Goal
Which lines in the records below contain the word "matplotlib"? Copy each one out.

==== Exercise input ====

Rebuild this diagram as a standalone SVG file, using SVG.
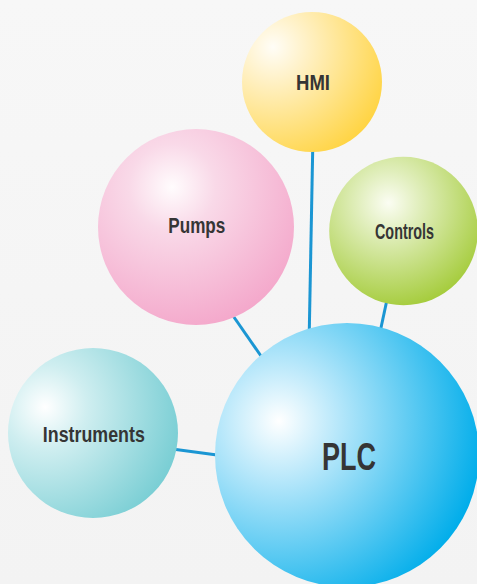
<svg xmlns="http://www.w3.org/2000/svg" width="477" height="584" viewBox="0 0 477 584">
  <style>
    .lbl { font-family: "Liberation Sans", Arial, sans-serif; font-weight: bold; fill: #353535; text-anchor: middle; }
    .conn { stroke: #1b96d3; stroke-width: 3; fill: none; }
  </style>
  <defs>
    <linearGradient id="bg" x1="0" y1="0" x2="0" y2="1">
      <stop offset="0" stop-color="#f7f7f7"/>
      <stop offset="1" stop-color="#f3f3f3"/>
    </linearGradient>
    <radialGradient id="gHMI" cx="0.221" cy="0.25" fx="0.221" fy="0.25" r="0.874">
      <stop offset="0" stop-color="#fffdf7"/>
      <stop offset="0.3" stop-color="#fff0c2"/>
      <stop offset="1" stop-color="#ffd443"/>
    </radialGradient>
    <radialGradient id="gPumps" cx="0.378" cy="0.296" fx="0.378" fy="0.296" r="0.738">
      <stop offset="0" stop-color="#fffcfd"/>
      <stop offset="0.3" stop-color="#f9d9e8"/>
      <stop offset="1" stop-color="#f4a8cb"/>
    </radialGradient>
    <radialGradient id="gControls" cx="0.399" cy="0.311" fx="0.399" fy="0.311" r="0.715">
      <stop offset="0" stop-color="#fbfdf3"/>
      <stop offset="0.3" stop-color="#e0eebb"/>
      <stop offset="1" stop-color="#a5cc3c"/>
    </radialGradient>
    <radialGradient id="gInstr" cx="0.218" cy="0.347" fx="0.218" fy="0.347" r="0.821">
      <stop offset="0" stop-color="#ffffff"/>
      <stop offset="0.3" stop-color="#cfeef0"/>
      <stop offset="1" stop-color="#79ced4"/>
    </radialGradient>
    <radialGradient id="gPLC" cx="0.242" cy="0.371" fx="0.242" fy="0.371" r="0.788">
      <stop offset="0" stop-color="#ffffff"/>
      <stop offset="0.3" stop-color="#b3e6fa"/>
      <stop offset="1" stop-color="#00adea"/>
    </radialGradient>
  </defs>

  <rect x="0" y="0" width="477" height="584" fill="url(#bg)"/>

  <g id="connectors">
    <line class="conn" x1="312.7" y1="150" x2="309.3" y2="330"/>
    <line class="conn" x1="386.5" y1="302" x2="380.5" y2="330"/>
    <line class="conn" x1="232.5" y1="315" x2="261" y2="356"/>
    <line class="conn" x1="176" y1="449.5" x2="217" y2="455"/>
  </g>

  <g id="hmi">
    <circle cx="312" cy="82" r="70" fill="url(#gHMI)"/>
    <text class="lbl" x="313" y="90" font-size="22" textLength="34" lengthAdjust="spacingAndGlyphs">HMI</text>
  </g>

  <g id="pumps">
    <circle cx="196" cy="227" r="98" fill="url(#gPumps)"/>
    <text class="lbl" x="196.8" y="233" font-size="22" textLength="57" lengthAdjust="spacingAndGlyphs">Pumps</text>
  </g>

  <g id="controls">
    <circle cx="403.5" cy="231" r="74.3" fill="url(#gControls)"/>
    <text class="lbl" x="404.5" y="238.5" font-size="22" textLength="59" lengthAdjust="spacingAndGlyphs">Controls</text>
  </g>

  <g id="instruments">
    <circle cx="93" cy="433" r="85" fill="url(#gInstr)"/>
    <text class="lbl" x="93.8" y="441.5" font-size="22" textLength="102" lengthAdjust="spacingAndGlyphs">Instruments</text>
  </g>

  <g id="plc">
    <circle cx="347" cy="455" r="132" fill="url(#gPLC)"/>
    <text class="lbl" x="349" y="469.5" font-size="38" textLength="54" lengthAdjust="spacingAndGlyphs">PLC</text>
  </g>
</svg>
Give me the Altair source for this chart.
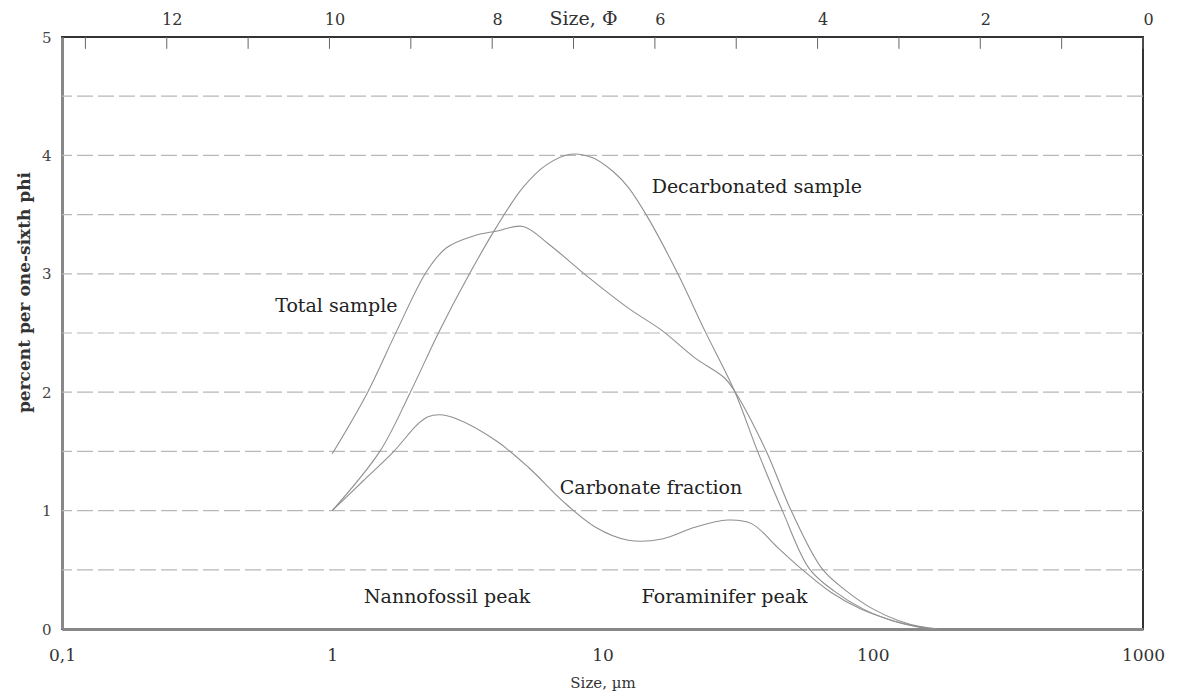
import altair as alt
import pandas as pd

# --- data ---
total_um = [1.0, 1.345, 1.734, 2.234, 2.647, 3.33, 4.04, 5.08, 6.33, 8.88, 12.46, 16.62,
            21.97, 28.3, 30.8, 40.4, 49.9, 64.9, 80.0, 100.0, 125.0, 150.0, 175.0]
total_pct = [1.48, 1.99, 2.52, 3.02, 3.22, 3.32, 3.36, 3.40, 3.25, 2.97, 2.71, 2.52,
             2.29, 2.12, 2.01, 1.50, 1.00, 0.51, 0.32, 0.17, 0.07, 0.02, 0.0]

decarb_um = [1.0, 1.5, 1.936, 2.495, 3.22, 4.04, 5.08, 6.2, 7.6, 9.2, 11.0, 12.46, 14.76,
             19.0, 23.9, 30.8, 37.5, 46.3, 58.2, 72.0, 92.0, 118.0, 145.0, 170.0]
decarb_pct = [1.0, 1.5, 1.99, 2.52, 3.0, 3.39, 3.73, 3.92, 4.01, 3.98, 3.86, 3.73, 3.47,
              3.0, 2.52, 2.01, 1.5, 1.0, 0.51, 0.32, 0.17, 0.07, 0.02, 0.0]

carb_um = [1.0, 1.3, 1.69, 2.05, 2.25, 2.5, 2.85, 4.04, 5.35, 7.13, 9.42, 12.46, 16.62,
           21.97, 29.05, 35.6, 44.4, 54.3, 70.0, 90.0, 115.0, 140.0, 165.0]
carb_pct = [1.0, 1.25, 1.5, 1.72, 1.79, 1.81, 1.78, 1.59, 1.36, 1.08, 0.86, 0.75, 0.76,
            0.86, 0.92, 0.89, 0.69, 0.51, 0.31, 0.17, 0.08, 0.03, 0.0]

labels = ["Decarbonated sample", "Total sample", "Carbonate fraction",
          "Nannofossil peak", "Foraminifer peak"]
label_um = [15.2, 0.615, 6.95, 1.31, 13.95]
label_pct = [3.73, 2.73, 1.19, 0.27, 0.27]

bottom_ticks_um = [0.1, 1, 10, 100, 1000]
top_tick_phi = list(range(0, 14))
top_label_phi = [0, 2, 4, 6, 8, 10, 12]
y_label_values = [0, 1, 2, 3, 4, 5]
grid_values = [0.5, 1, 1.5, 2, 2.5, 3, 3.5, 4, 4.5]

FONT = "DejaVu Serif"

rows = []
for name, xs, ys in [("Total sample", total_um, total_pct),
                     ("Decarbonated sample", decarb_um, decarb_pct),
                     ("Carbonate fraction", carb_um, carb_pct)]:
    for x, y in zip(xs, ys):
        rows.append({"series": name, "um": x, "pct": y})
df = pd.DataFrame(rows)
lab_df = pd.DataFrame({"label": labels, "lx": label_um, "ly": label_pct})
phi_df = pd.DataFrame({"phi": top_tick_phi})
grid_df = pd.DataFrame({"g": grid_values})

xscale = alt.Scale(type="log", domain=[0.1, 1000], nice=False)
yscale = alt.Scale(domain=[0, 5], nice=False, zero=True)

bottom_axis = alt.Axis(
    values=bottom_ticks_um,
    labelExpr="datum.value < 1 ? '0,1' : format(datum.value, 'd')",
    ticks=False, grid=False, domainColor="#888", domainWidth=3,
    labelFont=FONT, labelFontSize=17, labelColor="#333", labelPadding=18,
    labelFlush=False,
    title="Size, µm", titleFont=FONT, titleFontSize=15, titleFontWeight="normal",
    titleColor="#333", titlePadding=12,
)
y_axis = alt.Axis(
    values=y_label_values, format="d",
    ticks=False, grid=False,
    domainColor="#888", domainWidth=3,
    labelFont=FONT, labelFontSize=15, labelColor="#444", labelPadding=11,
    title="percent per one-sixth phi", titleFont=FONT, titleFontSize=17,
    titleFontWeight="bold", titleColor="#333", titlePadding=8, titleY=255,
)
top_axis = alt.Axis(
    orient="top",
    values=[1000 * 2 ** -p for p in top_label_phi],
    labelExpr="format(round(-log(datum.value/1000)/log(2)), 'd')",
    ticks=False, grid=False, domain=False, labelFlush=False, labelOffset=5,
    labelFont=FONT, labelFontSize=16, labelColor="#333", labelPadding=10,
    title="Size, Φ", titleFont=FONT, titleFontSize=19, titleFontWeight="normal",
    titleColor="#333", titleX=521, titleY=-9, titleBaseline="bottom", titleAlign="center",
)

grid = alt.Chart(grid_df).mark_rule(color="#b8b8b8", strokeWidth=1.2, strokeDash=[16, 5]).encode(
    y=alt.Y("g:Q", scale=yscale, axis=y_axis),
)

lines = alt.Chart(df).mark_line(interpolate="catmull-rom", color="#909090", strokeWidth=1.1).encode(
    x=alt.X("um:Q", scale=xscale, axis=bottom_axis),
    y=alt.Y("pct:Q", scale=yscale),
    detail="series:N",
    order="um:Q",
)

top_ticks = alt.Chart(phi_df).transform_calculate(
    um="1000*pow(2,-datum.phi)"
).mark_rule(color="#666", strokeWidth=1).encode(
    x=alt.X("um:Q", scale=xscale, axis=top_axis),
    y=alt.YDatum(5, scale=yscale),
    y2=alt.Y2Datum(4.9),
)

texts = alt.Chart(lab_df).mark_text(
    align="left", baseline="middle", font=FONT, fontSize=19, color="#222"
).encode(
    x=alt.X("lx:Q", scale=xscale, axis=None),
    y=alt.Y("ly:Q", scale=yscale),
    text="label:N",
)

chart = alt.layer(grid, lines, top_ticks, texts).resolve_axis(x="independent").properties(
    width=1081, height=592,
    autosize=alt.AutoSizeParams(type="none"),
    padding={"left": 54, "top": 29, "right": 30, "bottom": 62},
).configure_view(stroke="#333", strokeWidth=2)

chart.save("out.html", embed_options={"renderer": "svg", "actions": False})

====
==== Exercise input ====

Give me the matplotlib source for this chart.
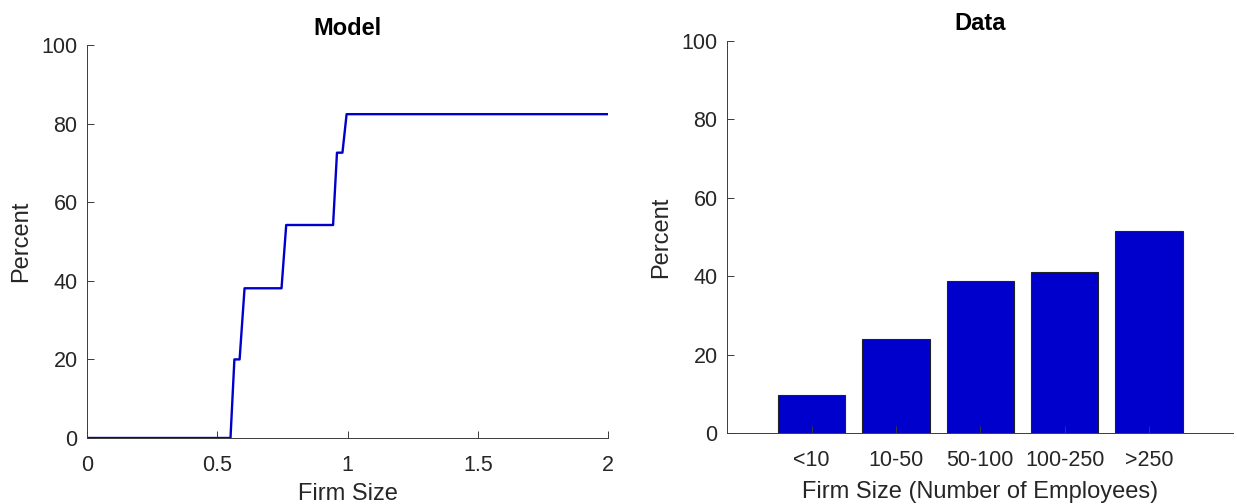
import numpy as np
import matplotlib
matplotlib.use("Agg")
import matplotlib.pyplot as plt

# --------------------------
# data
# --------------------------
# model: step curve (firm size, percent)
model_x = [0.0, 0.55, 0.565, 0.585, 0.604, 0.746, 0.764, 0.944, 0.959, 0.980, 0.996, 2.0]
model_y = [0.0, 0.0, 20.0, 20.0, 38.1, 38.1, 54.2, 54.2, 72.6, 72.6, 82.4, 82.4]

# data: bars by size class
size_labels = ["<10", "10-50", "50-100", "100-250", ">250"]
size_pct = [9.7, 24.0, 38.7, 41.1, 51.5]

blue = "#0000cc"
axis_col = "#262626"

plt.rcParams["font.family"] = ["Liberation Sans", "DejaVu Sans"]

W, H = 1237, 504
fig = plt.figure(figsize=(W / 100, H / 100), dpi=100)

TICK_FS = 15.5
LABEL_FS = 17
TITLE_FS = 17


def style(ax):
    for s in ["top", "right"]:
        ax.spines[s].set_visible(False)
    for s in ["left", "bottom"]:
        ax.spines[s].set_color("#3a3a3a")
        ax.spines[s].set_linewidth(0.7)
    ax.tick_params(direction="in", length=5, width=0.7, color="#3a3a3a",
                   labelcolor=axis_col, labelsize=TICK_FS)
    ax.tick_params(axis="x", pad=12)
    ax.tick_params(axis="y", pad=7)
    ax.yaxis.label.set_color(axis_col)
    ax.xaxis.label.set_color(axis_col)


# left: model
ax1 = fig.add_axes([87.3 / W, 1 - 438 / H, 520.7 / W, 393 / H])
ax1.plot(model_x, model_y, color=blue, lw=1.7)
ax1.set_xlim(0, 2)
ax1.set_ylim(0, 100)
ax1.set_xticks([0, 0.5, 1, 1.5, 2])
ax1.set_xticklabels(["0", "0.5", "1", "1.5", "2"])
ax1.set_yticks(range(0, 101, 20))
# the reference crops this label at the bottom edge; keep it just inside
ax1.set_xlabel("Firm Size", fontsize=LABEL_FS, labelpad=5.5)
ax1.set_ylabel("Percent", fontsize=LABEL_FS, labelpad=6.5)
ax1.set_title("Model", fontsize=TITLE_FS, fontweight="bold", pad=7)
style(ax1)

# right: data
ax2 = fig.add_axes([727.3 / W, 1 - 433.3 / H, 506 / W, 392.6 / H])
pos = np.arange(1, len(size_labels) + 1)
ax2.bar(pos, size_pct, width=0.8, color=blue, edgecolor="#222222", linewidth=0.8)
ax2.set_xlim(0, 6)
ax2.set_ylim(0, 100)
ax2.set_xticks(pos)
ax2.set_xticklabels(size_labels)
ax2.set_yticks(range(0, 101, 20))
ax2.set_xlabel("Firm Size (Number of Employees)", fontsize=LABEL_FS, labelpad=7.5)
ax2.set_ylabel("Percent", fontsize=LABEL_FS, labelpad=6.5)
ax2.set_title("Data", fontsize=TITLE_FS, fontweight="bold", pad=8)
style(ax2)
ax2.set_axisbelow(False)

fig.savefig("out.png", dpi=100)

====

Reply
Give me the matplotlib source for this chart.
import matplotlib
matplotlib.use("Agg")
import matplotlib.pyplot as plt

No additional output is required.